This is where the UK’s recycling ambition meets a difficult market reality. Scrap is becoming increasingly important at home, but overseas buyers are competing for the same material.
The stakes extend well beyond recycling. Secondary aluminium is linked to packaging, automotive, defence, aerospace and construction. The UK uses more than 16 billion beverage cans annually and has an 81 per cent can recycling rate, while Novelis is investing another EUR 70 million to double used beverage can recycling capacity. JLR has introduced aluminium skin containing 85 per cent recycled content, UK manufacturers produce specialised components including EV battery casings, and Arconic reuses up to 71 per cent scrap in defence-critical production.
So, how much additional scrap would the UK need to secure for domestic recycling? Against this backdrop, a Make UK paper sets out two different pathways for future scrap availability.
Retention Option 1: 6Mt of scrap to meet 75% of demand through recycling
Retention Option 1 is the higher-recycling pathway. Under this scenario, recycling would meet 75 per cent of the UK’s projected 8 million tonnes of aluminium demand in growth sectors by 2035, requiring 6 million tonnes of scrap to be available for recycling.
Starting from 800,000 tonnes in 2026, scrap requirements would need to grow by around 25.1 per cent annually. The volume rises to 1 million tonnes in 2027, 1.96 million tonnes in 2030 and 3.08 million tonnes in 2032 before reaching 6 million tonnes in 2035.
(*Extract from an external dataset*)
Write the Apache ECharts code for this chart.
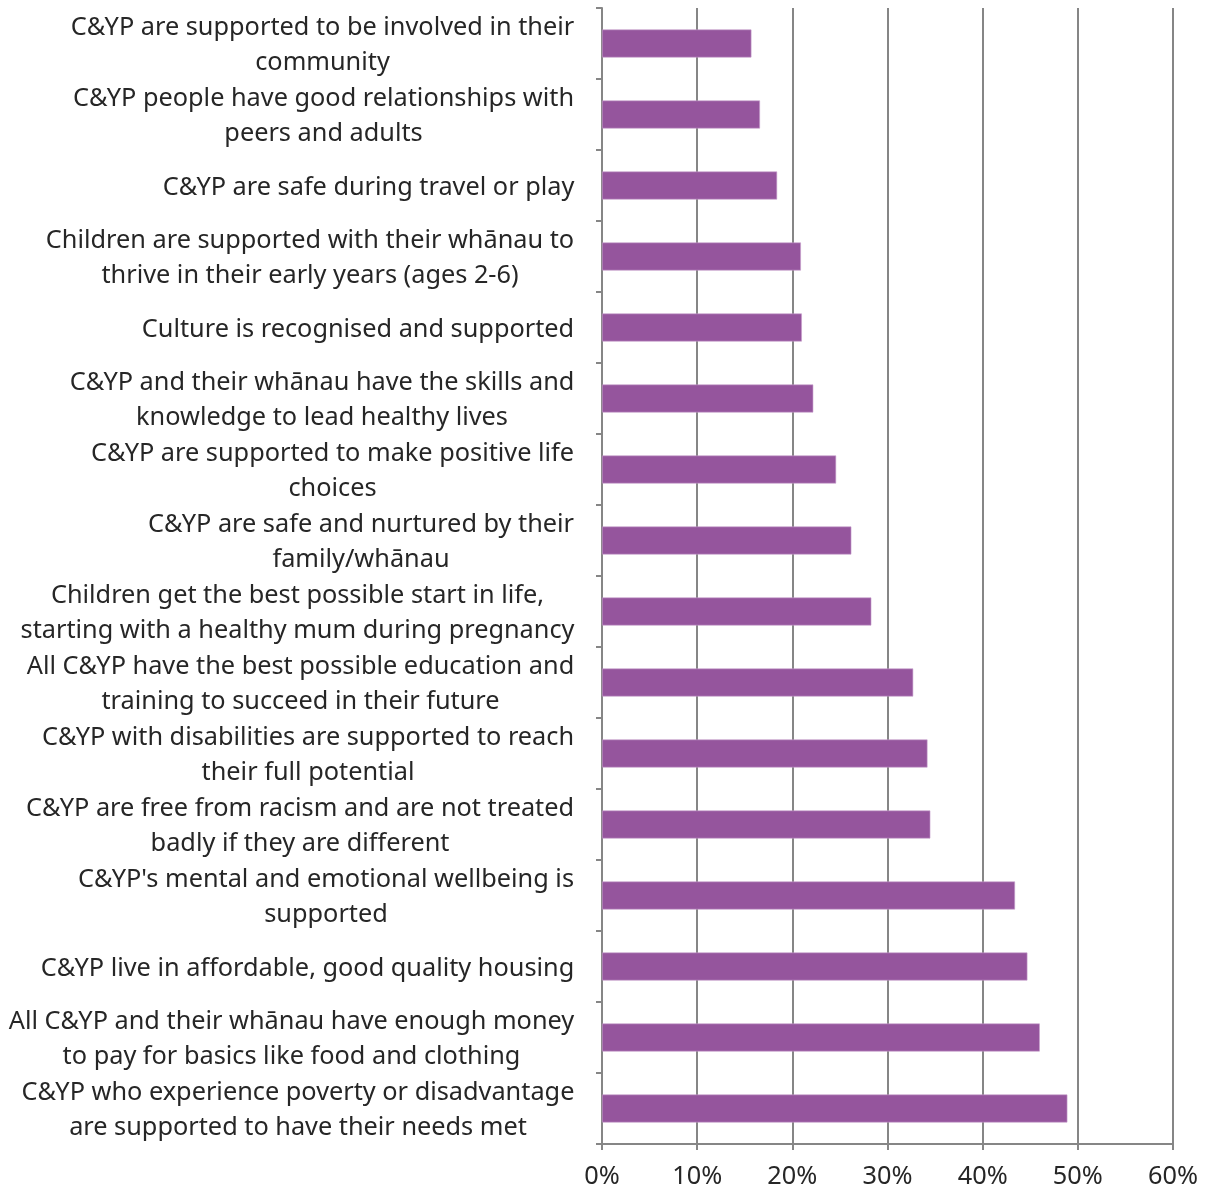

Assuming imports remain at 18.75 per cent of total procurement, additional scrap retained from exports would need to increase from 163,112 tonnes in 2027 to 320,449 tonnes in 2030 and 504,114 tonnes in 2032.
The real pressure emerges in 2033. Additional retained scrap reaches 632,802 tonnes, equivalent to 101.4 per cent of the UK’s 624,000-tonne 2025 scrap export base. It then rises to 791,780 tonnes in 2034 and 950,198 tonnes in 2035, equivalent to 152.3 per cent of that export base.
This is the critical constraint in Option 1. From 2033, simply redirecting current export volumes into domestic recycling would no longer be enough. The excess requirement would need to be addressed through other domestic levers, including increased post-consumer scrap procurement linked to the anticipated Deposit Return Scheme and stronger UK routes to market capable of attracting more material.

Retention Option 2: 3.55Mt needed to maintain today’s 44% recycling contribution
Retention Option 2 follows a business-as-usual recycling pathway. Under this scenario, recycling continues to meet 44 per cent of aluminium demand in growth sectors in 2035, the same proportion identified by the paper as today’s level.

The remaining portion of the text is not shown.